-- STORED DATA --
________________________________________
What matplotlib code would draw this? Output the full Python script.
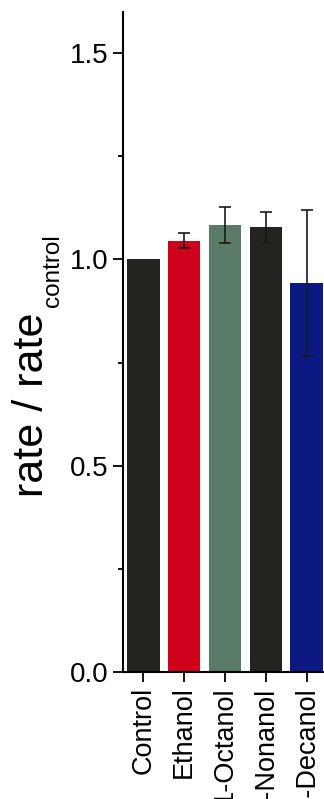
import numpy as np
import matplotlib.pyplot as plt
from matplotlib.ticker import MultipleLocator

plt.rcParams['font.family'] = ['Liberation Sans', 'DejaVu Sans']

# normalised rates (mean, error)
labels = ['Control', 'Ethanol', '1-Octanol', '1-Nonanol', '1-Decanol']
rates = [1.0, 1.046, 1.083, 1.078, 0.942]
errors = [0.0, 0.019, 0.044, 0.038, 0.177]
colors = ['#25231f', '#d0021b', '#5a7b65', '#25231f', '#0b1a82']

x = np.arange(len(labels))

fig = plt.figure(figsize=(3.24, 7.99), dpi=100)
ax = fig.add_axes([0.38, 0.159, 0.62, 0.826])

ax.bar(x, rates, width=0.8, color=colors, zorder=2)
ax.errorbar(x[1:], rates[1:], yerr=errors[1:], fmt='none', ecolor='#1a1a1a',
            elinewidth=1.2, capsize=4.5, capthick=1.2, zorder=3)

ax.set_xlim(-0.49, 4.42)
ax.set_ylim(0, 1.6)
ax.yaxis.set_minor_locator(MultipleLocator(0.25))
ax.set_yticks([0, 0.5, 1.0, 1.5])
ax.set_yticklabels(['0.0', '0.5', '1.0', '1.5'], fontsize=20)
ax.set_xticks(x)
ax.set_xticklabels(labels, rotation=90, fontsize=19.5)

ax.tick_params(axis='both', which='major', direction='out', length=7.5, width=1.3, pad=3)
ax.tick_params(axis='y', which='minor', direction='out', length=3.6, width=1.3)

for s in ['top', 'right']:
    ax.spines[s].set_visible(False)
for s in ['left', 'bottom']:
    ax.spines[s].set_linewidth(1.5)

# y label with a small subscript, drawn as two rotated texts
fig.text(0.162, 0.378, 'rate / rate', rotation=90, fontsize=31,
         ha='right', va='bottom')
fig.text(0.198, 0.616, 'control', rotation=90, fontsize=17.5,
         ha='right', va='bottom')

fig.savefig('out.png', dpi=100)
________________________________________
-- PROBLEM TO SOLVE --
Repeat, word for word and with no pictures, only the lines running from the beginning of the data to the line that contains "plt.rcParams['font.family'] = ['Liberation".

-- EXERCISE RESULT --
What matplotlib code would draw this? Output the full Python script.
import numpy as np
import matplotlib.pyplot as plt
from matplotlib.ticker import MultipleLocator

plt.rcParams['font.family'] = ['Liberation Sans', 'DejaVu Sans']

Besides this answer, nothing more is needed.